The Travel Designer as Chef
Everyone has access to ingredients, but are all cooks equal?
Years ago, as I was trying to find ways of explaining to Tourism New Zealand what someone like me did in tourism and why it was important, I thought of the analogy of the chef. The beautiful chef pictured above is of course the very talented Pen Lee of Split Apple Retreat, bringing high-end authentic and deeply innovative cuisine to New Zealand. A bit like us and tourism.
What does a top chef do? Take ingredients available to fairly much everyone (apart from a few in the private garden or another secret place) and create something special. Sometimes regularly. Sometimes one-off. Always with passion, flair and sometimes flamboyance. What they create for a client when they combine the food with a particular location, light, sounds, ambience is an experience. The carrot isn't the experience. It's a part of the experience.
That was me explaining the difference between Ahipara and, say, a kayak operator. We might include that most excellent kayak operator as part of a two week trip in New Zealand. But we would make sure they were presented at the right place, at the right time, from the right supplier and in the right company. Otherwise the kayak would be as unremarkable as a lone carrot on Pen's table.
Now, let's consider that kayak and place it in a day. Whole day or half day? Morning or afternoon? Where to wake up? What about lunch? And what about dinner? Bed? Drive times? Weather.
OK - we have that sorted, and we can call it a successful day or 'course'. What about the day before, the day after? Balance of activity versus travel versus rest. Then recreate that perfect day in multiple different places with multiple different activities and multiple characters in a way which is balanced over two weeks.
Then, because hardly anyone travels alone, it's time to blend in another person, and another and another.
And, because everything we do is tailor made, we take all this into account for every trip our clients take to New Zealand.
But now, this is where we add yet another dimension. Our clients all see different New Zealands based on their requirements. If we take Milford Sound as a well known example, our clients can experience this place in multiple different ways (all by helicopter as this is so much better as an option than all of the others):
I think you understand what I'm trying to get to - so I won't continue with more menu items. Let's also not forget that the flight paths on the above options can vary tremendously, meaning you can be covering new ground every time even if you take every single one of the options above. Then of course there's breakfast, lunch, dinner, where you stayed and where you will stay...

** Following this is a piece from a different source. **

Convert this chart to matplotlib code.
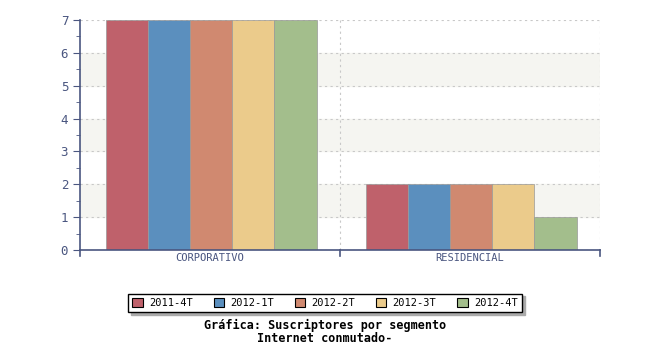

So, when bringing together a trip to New Zealand, the travel designer (or more correctly, the destination management specialist) has an enormous amount of scope in which ingredients are selected and how they are combined. The result is a meal, or succession of meals, which can vary wildly from one DMC (destination management company) to another. Some prepare everything from scratch, some subcontract other chefs, some go to the internet, some take advice from a man in a pub, some must absolutely have what their neighbours had - despite not agreeing with them about everything else in life. The travellers then have a most excellent range from which they can choose what they want. Some people actually enjoy KFC, or randomly throwing a bunch of things in a pot and hope they work. (I have done both). But not usually when it's a very important meal.
- helicoptering in early in the morning - before the crowds get there - then taking a small vessel for a private cruise in empty waters before returning also by helicopter
- a variant of the above with lunch on a beautiful high country station at a restored historic stone cottage
- Milford plus time on a farm with a farmer
- Milford plus a remote hike somewhere West, where the crowds aren't, of course
- Milford plus a private jetboat experience and a wild food picnic
- Milford plus a paddleboard on an alpine lake
- Milford plus a dive on the West Coast to catch your own paua (abalone) and crayfish (rock lobster)
- Milford plus an ethically sound hunt for what are considered pest animals in New Zealand - deer, chamois and tahr
- Milford plus some fly fishing for trout
- Milford with one of the country's top landscape photographers
I think you understand what I'm trying to get to - so I won't continue with more menu items. Let's also not forget that the flight paths on the above options can vary tremendously, meaning you can be covering new ground every time even if you take every single one of the options above. Then of course there's breakfast, lunch, dinner, where you stayed and where you will stay...
So, when bringing together a trip to New Zealand, the travel designer (or more correctly, the destination management specialist) has an enormous amount of scope in which ingredients are selected and how they are combined. The result is a meal, or succession of meals, which can vary wildly from one DMC (destination management company) to another. Some prepare everything from scratch, some subcontract other chefs, some go to the internet, some take advice from a man in a pub, some must absolutely have what their neighbours had - despite not agreeing with them about everything else in life. The travellers then have a most excellent range from which they can choose what they want. Some people actually enjoy KFC, or randomly throwing a bunch of things in a pot and hope they work. (I have done both). But not usually when it's a very important meal.